- **Source data**:

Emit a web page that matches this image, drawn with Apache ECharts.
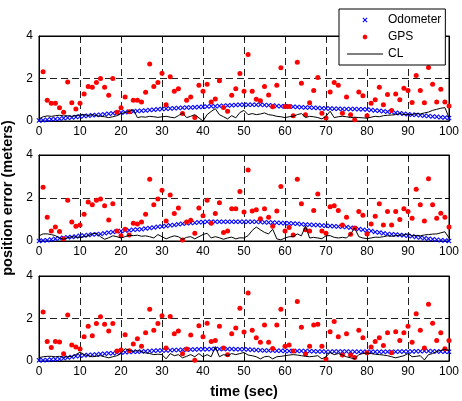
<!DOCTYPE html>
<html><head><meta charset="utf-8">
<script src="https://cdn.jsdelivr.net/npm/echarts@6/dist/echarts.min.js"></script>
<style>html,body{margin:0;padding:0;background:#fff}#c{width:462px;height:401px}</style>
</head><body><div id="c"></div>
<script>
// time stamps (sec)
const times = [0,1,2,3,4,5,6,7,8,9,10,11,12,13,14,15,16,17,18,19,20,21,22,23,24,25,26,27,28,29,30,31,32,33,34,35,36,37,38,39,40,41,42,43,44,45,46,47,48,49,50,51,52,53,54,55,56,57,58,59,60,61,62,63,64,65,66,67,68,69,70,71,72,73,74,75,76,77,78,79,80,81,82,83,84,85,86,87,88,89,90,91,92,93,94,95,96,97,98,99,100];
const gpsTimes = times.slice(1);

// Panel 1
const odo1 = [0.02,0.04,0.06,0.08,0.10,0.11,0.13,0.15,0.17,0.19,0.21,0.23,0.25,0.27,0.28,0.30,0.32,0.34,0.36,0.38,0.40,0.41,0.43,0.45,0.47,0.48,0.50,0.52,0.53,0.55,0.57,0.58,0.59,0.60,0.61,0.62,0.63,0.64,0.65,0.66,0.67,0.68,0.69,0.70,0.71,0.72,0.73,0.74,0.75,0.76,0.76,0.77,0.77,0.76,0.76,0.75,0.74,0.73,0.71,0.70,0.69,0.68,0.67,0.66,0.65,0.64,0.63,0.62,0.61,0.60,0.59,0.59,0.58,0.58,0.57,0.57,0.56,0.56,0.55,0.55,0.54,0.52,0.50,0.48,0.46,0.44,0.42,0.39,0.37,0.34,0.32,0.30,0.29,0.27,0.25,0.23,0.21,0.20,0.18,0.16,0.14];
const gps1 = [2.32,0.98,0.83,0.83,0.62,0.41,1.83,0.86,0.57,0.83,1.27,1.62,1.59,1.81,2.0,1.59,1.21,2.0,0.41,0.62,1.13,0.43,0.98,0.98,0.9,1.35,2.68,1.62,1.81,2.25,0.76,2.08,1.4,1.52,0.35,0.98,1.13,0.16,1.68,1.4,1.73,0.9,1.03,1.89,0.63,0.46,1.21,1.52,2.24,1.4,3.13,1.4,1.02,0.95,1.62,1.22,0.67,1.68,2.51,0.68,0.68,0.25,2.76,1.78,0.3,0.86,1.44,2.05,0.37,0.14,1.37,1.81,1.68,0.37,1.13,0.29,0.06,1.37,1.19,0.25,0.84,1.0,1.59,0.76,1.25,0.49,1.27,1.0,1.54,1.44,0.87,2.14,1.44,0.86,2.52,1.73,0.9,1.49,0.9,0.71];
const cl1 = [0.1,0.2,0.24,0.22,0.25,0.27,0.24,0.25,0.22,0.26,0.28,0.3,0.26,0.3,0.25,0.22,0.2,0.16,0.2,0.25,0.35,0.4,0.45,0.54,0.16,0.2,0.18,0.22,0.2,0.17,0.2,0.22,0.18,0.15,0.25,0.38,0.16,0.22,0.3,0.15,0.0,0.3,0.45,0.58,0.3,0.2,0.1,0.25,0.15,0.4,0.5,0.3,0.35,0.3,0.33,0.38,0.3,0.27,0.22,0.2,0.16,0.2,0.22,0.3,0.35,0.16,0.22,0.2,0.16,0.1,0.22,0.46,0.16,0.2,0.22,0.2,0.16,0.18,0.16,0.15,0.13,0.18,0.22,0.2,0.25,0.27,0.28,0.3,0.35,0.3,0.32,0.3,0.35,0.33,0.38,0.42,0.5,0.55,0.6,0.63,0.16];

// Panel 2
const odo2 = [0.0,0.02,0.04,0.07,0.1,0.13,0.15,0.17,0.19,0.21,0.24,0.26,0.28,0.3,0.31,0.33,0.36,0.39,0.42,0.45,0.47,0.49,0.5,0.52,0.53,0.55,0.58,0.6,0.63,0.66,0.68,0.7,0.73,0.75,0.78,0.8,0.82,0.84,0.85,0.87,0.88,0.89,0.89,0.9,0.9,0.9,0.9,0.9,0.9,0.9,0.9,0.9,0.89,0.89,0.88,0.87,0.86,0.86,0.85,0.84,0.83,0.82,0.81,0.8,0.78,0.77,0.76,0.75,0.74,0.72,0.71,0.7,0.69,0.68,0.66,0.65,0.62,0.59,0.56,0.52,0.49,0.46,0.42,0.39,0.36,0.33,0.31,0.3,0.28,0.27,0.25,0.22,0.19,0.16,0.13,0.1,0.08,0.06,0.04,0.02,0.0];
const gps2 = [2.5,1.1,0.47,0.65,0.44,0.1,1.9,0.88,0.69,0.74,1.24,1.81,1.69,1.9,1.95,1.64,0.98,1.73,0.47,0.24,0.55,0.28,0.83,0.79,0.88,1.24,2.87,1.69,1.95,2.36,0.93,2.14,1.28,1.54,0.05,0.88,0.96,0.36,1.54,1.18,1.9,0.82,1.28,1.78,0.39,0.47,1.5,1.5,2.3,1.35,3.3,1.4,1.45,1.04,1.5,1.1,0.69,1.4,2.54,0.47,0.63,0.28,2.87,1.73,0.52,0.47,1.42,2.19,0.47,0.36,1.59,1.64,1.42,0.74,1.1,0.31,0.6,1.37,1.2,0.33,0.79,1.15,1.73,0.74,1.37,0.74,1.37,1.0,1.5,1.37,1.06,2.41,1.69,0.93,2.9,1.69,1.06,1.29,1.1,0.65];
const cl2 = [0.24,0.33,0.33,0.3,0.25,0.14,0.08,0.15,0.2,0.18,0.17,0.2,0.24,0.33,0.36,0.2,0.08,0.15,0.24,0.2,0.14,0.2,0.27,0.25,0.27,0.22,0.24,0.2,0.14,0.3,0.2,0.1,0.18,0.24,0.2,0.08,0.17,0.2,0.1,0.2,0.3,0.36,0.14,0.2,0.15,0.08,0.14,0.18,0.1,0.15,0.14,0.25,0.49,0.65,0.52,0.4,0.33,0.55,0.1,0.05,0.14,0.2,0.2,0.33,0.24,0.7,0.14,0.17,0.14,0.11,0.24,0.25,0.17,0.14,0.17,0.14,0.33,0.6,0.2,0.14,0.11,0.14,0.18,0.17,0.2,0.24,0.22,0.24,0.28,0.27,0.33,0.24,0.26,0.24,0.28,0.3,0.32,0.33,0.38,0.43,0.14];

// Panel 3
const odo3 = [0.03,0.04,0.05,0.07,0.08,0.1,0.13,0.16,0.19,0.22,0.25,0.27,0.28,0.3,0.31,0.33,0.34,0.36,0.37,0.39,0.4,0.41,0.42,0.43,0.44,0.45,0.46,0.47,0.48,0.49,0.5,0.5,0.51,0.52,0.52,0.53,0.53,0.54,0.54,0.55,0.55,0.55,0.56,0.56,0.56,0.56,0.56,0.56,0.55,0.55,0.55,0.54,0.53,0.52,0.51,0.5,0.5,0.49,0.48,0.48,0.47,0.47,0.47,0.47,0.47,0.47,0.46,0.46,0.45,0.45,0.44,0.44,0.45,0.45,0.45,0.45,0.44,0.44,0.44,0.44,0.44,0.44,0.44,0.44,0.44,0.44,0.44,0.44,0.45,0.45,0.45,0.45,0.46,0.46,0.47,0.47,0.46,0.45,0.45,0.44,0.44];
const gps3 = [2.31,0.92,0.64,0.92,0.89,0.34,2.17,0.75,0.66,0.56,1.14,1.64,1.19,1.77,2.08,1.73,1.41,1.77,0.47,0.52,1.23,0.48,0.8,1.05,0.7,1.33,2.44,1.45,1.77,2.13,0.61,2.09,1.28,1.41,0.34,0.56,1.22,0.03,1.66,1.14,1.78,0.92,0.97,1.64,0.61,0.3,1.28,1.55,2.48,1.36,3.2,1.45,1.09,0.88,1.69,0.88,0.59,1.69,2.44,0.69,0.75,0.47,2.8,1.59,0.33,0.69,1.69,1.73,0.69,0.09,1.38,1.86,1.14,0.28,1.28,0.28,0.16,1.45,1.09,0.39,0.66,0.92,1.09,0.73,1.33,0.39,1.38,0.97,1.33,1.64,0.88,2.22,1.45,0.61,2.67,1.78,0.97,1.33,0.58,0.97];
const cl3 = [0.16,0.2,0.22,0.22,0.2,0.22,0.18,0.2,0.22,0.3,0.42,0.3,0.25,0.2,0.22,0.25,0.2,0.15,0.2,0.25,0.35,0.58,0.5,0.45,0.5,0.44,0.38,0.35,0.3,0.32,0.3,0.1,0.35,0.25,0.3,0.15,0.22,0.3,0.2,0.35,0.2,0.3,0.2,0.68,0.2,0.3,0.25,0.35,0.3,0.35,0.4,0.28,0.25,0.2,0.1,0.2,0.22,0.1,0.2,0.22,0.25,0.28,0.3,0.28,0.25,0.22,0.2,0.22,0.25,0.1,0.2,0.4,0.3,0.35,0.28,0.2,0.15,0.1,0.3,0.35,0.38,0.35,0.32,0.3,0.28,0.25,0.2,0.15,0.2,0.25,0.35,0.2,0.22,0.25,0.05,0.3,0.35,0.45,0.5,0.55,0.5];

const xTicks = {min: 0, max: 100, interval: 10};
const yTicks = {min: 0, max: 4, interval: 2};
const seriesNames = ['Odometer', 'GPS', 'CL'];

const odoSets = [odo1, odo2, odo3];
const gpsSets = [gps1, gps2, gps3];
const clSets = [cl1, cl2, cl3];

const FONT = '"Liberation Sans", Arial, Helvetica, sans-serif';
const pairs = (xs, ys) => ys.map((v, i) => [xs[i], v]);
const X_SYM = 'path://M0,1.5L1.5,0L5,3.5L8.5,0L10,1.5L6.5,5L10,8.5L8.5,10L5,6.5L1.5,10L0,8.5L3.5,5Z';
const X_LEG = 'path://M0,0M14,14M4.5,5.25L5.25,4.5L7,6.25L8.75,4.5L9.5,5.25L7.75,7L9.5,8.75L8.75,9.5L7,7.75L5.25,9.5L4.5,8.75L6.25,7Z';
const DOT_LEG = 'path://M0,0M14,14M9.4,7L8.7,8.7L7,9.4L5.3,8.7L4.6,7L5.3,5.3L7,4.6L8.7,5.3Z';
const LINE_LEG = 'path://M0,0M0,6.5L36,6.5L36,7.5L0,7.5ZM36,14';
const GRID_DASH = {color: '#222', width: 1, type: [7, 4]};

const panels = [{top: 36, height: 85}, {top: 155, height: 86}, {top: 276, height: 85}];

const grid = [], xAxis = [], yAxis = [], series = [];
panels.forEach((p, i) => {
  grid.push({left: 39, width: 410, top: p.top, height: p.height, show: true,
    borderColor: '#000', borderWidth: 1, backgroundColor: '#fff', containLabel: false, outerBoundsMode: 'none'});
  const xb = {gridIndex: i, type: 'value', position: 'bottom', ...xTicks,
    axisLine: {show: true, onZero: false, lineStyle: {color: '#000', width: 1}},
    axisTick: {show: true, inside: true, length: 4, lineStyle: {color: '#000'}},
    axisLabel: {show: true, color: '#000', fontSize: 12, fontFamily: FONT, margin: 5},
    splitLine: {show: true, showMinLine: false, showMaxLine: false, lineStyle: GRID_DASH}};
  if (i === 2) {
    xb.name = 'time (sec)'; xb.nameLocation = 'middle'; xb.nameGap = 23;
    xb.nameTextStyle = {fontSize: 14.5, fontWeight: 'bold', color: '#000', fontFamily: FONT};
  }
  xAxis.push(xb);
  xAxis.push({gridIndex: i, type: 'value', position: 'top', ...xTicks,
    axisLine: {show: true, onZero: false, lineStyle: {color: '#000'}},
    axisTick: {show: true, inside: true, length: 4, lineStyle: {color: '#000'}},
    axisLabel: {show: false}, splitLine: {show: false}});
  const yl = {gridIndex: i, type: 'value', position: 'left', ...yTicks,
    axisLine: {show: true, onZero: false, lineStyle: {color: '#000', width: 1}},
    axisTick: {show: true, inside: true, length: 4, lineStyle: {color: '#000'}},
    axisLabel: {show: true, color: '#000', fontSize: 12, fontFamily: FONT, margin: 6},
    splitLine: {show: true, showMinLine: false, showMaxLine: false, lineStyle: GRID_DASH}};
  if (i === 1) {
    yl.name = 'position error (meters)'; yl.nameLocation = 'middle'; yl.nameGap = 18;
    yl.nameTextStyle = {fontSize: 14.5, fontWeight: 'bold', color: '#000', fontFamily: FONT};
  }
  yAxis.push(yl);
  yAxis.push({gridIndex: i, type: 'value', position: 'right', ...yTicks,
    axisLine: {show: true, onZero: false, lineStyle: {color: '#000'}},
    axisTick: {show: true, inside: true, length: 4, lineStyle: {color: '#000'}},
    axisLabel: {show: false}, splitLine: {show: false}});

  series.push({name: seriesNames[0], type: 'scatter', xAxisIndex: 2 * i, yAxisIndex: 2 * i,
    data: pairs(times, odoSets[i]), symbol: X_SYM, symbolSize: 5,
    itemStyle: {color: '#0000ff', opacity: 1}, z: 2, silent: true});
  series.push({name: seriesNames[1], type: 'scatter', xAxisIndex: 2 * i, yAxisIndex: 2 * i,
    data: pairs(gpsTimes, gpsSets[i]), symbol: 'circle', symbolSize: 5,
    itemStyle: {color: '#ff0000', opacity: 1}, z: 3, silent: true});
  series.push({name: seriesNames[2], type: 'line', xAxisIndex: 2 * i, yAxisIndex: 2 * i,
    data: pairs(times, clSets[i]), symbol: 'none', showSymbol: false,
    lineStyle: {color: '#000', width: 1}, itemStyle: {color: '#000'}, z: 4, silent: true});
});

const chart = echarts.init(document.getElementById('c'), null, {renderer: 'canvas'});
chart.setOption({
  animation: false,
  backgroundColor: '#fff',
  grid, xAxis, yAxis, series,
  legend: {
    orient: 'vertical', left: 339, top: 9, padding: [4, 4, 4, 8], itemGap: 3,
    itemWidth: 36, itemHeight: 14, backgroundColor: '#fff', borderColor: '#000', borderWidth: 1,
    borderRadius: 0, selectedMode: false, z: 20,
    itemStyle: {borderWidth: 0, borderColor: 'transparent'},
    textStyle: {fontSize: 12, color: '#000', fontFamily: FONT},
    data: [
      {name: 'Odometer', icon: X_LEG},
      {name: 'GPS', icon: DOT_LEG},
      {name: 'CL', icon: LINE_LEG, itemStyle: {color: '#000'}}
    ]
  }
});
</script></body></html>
...
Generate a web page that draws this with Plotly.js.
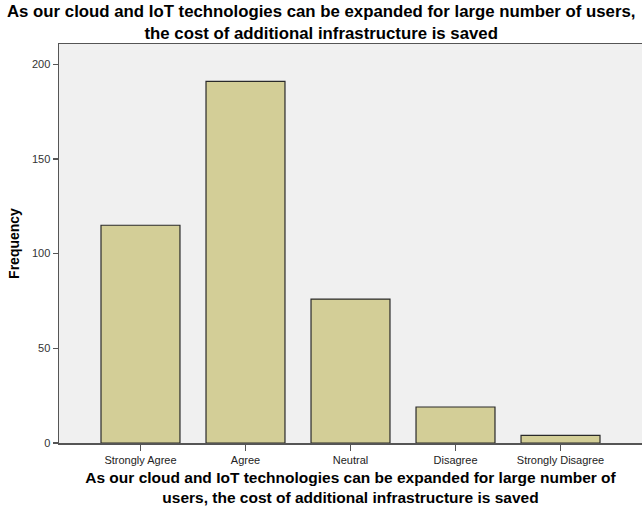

- **Written exercise**:
Pick out, from the lines above, every one that contains the string "this".

- **Result of the exercise**:
Emit a web page that matches this image, drawn with Apache ECharts.
Generate a web page that draws this with Plotly.js.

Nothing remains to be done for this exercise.